15 of 19 people found the following review helpful
3.0 out of 5 stars Robot Metal 8 Feb 2006
By Justin G. - Published on Amazon.com
Format:Audio CD
I found myself both amazed and disappointed by Spiral Architect's album A Skeptic's Universe.

It's hard not to be amazed by the musicianship on display here. This is a band full of virtuosos, creating highly complex progressive metal with such mathematical precision that one can't help but be impressed. The band clearly follows the path established by Cynic, Atheist, Watchtower, and to a lesser extent Dream Theater and Fates Warning, and then takes the technicality and complexity one step further!

Unfortunately it's not that much fun to listen to. Again, my hat is off to the band's technical prowess, but there's more to good music than ability. Spiral Architect bills themselves as "thinking man's metal", and that may be true. But metal also has a lot to do with emotion and power, and that is sadly lacking here. Some of the blame lies with the vocalist, whose delivery is so jagged and unmelodic that it does nothing to draw the listener in. A Skeptic's Universe might have worked better as an instrumental effort like Liquid Tension Experiment or Gordian Knot. Another flaw is that the tracks on this album don't seem like songs at all, but rather resemble complicated math problems. They're brilliantly executed, but cold and emotionless just the same.
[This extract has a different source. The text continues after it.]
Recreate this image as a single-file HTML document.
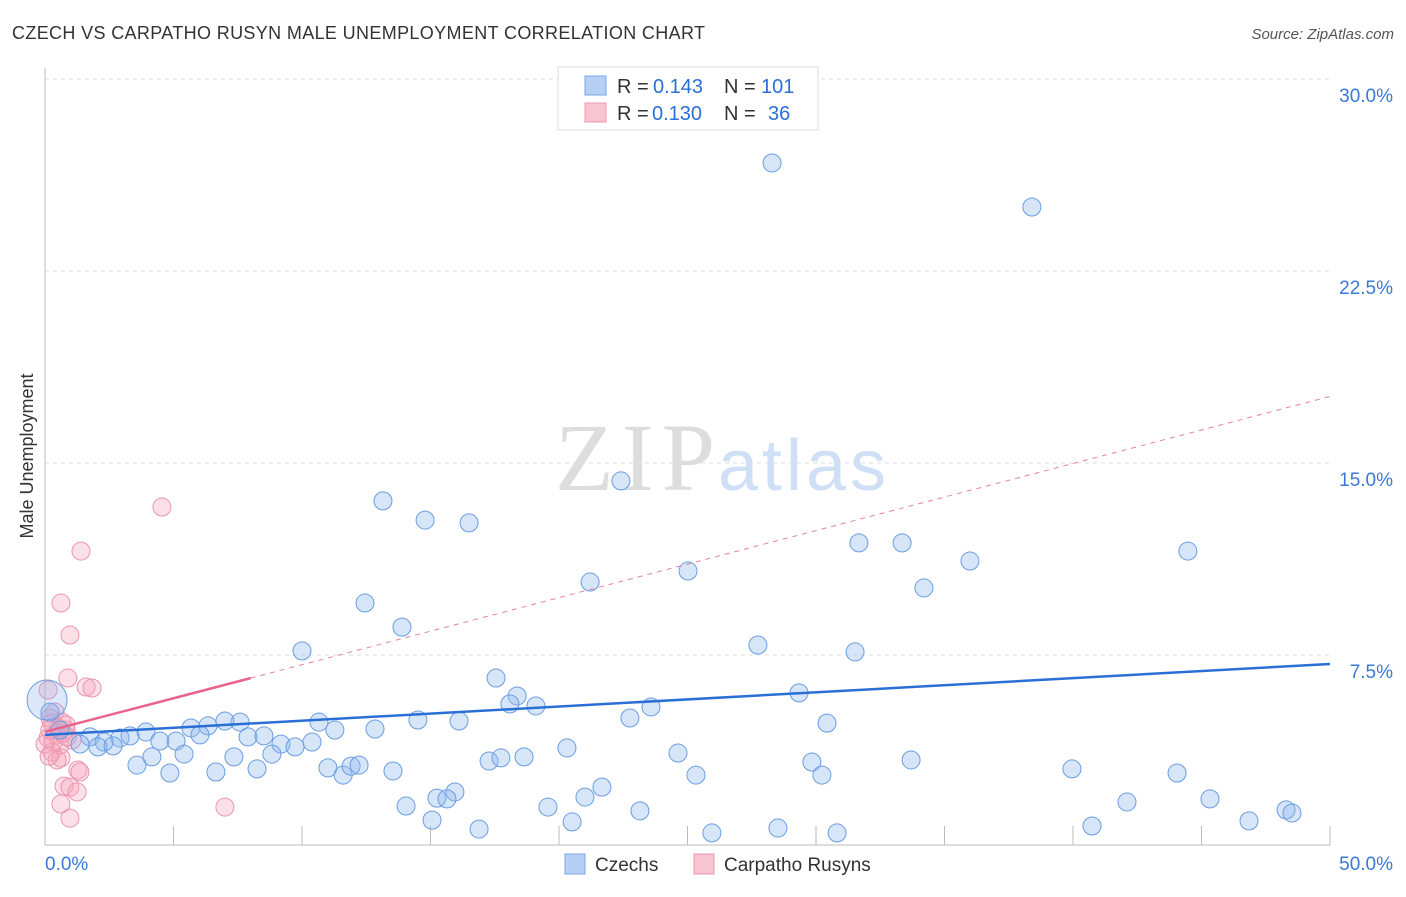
<!DOCTYPE html>
<html><head><meta charset="utf-8"><style>
body{margin:0;background:#fff;font-family:"Liberation Sans",sans-serif;}
</style></head><body>
<svg width="1406" height="892" xmlns="http://www.w3.org/2000/svg" font-family="Liberation Sans, sans-serif">
<text x="12" y="39" font-size="18" fill="#333" textLength="693">CZECH VS CARPATHO RUSYN MALE UNEMPLOYMENT CORRELATION CHART</text>
<text x="1394" y="39" font-size="15" fill="#555" font-style="italic" text-anchor="end">Source: ZipAtlas.com</text>
<text x="0" y="0" font-size="18" fill="#333" transform="translate(33,456) rotate(-90)" text-anchor="middle">Male Unemployment</text>
<text x="555" y="490" font-size="96" fill="#ddd" font-family="Liberation Serif, serif" textLength="160">ZIP</text>
<text x="718" y="490" font-size="72" fill="#cfdff5" textLength="168">atlas</text>
<g id="grid"></g><g id="axes"></g><g id="pts"></g><g id="trend"></g>
<g>
<rect x="558" y="67" width="260" height="63" fill="#fff" stroke="#ddd"/>
<rect x="585" y="76" width="21" height="19" fill="#b5cff5" stroke="#7aa5e5"/>
<rect x="585" y="103" width="21" height="19" fill="#f8c4d2" stroke="#ec9ab1"/>
<text x="617" y="93" font-size="20" fill="#333">R =</text>
<text x="653" y="93" font-size="20" fill="#2a6fd6">0.143</text>
<text x="724" y="93" font-size="20" fill="#333">N =</text>
<text x="761" y="93" font-size="20" fill="#2a6fd6">101</text>
<text x="617" y="120" font-size="20" fill="#333">R =</text>
<text x="652" y="120" font-size="20" fill="#2a6fd6">0.130</text>
<text x="724" y="120" font-size="20" fill="#333">N =</text>
<text x="768" y="120" font-size="20" fill="#2a6fd6">36</text>
</g>
<g>
<rect x="565" y="854" width="20" height="20" fill="#b5cff5" stroke="#7aa5e5"/>
<text x="595" y="871" font-size="19" fill="#333">Czechs</text>
<rect x="694" y="854" width="20" height="20" fill="#f8c4d2" stroke="#ec9ab1"/>
<text x="724" y="871" font-size="19" fill="#333">Carpatho Rusyns</text>
</g>
</svg>
<script>
const yTicks=[30,22.5,15,7.5];
const yTickLabels=["30.0%","22.5%","15.0%","7.5%"];
const xTickLabels=["0.0%","50.0%"];
const czechX=[28.29,38.4,22.41,13.15,14.79,16.5,31.67,33.35,44.47,35.99,21.21,25.02,34.2,12.45,13.89,27.74,31.52,10.0,17.55,18.37,18.09,19.1,29.34,22.76,23.58,30.43,16.11,14.51,12.84,10.66,11.28,7.59,7.0,6.34,5.68,6.03,3.93,2.92,3.31,1.75,2.3,2.06,2.65,1.36,0.58,0.19,4.47,5.1,7.9,8.52,9.18,9.73,10.39,8.83,7.35,5.41,4.16,3.58,4.86,6.65,8.25,11.01,11.6,11.91,12.22,13.54,17.28,17.74,18.64,20.31,24.63,25.33,29.84,30.23,33.7,39.96,44.05,21.67,21.01,15.95,15.25,15.64,14.05,19.57,23.15,42.1,45.33,48.29,48.52,46.85,15.06,20.51,16.89,25.95,28.52,30.82,40.74];
const czechY=[26.72,25.0,14.3,13.52,12.77,12.66,11.88,11.88,11.56,11.17,10.35,10.78,10.12,9.53,8.59,7.89,7.62,7.66,6.6,5.9,5.59,5.51,6.02,5.04,5.47,4.84,4.92,4.96,4.61,4.88,4.57,4.88,4.92,4.73,4.65,4.38,4.49,4.26,4.34,4.3,4.1,3.91,3.95,4.02,4.57,5.27,4.14,4.14,4.3,4.34,4.02,3.91,4.1,3.63,3.52,3.63,3.52,3.2,2.89,2.93,3.05,3.09,2.81,3.16,3.2,2.97,3.36,3.48,3.52,3.87,3.67,2.81,3.32,2.81,3.4,3.05,2.89,2.34,1.95,2.15,1.91,1.88,1.6,1.56,1.41,1.76,1.88,1.45,1.33,1.02,1.05,0.98,0.7,0.55,0.74,0.55,0.82];
const rusynX=[4.55,1.4,0.62,0.97,0.89,1.6,1.83,0.12,0.39,0.66,0.27,0.82,0.43,0.12,1.05,0.58,0.27,0.62,1.28,1.36,0.74,0.97,1.25,0.62,7.0,0.97,0.19,0.51,0.31,0.7,0.86,0.19,0,0.82,0.47,0.16];
const rusynY=[13.28,11.56,9.53,8.28,6.6,6.25,6.21,6.13,5.27,4.88,4.84,4.57,4.38,4.26,4.18,3.98,3.71,3.48,3.01,2.93,2.38,2.34,2.15,1.68,1.56,1.13,5.04,4.65,4.1,4.45,4.3,4.57,4.02,4.77,3.4,3.55];
const czechTrend=[4.38,7.15];
const rusynTrend=[4.5,0.262];
const NS="http://www.w3.org/2000/svg";
const X=v=>45+v*25.7, Y=v=>847-v*25.6;
function mk(t,a,p){const e=document.createElementNS(NS,t);for(const k in a)e.setAttribute(k,a[k]);p.appendChild(e);return e;}
const grid=document.getElementById('grid'),axes=document.getElementById('axes'),pts=document.getElementById('pts'),tr=document.getElementById('trend');
yTicks.forEach((t,i)=>{
 const l=mk('line',{x1:45,x2:1330,y1:Y(t),y2:Y(t),stroke:'#ddd','stroke-dasharray':'4,4'},grid);
 
 
 const tx=mk('text',{x:1393,y:Y(t)+23,'font-size':19,fill:'#3b78d8','text-anchor':'end'},axes);
 tx.textContent=yTickLabels[i];
 
 
});
mk('line',{x1:45,x2:45,y1:68,y2:845,stroke:'#bbb'},axes);
mk('line',{x1:45,x2:1330,y1:845,y2:845,stroke:'#bbb'},axes);
for(let i=1;i<=10;i++){mk('line',{x1:X(i*5),x2:X(i*5),y1:826,y2:845,stroke:'#bbb'},axes);}
[[0,45,'start'],[50,1393,'end']].forEach((d,i)=>{const t=mk('text',{x:d[1],y:870,'font-size':19,fill:'#3b78d8','text-anchor':d[2]},axes);t.textContent=xTickLabels[i];
 
 });
rusynX.forEach((x,i)=>{const c=mk('circle',{cx:X(x),cy:Y(rusynY[i]),r:9,fill:'rgba(245,165,188,0.35)',stroke:'#eb94ad','stroke-width':1},pts);
 
 });
czechX.forEach((x,i)=>{const c=mk('circle',{cx:X(x),cy:Y(czechY[i]),r:9,fill:'rgba(140,180,238,0.35)',stroke:'#6a9de3','stroke-width':1},pts);
 
 });
const big=mk('circle',{cx:X(0.08),cy:Y(5.74),r:20,fill:'rgba(140,180,238,0.3)',stroke:'#6a9de3'},pts);


const cl=mk('line',{x1:X(0),y1:Y(czechTrend[0]),x2:X(50),y2:Y(czechTrend[1]),stroke:'#2a6fd6','stroke-width':2.5},tr);


const rl=mk('line',{x1:X(0),y1:Y(rusynTrend[0]),x2:X(8),y2:Y(rusynTrend[0]+8*rusynTrend[1]),stroke:'#e8648c','stroke-width':2.5},tr);


const rd=mk('line',{x1:X(8),y1:Y(rusynTrend[0]+8*rusynTrend[1]),x2:X(50),y2:Y(rusynTrend[0]+50*rusynTrend[1]),stroke:'#e8809f','stroke-width':1,'stroke-dasharray':'5,5'},tr);


</script>
</body></html>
Cynic and Atheist proved that you can make highly technical metal without sacrificing emotion, and Dream Theater and Fates Warning proved that you can have technical prowess and still write good songs. Images and Words was a very technical album at a time when that was still a rare occurrence, but a large part of its power is the feeling you get when the instruments, vocals, melodies, lyrics - the SONGS - come together to mesmerize the listener. It's been 12 years and I still get chills listening to that album!

I am totally in awe of what the musicians in Spiral Architect are able to accomplish technically, but given the choice I'll take something less technical and more emotional (see Evergrey) every time.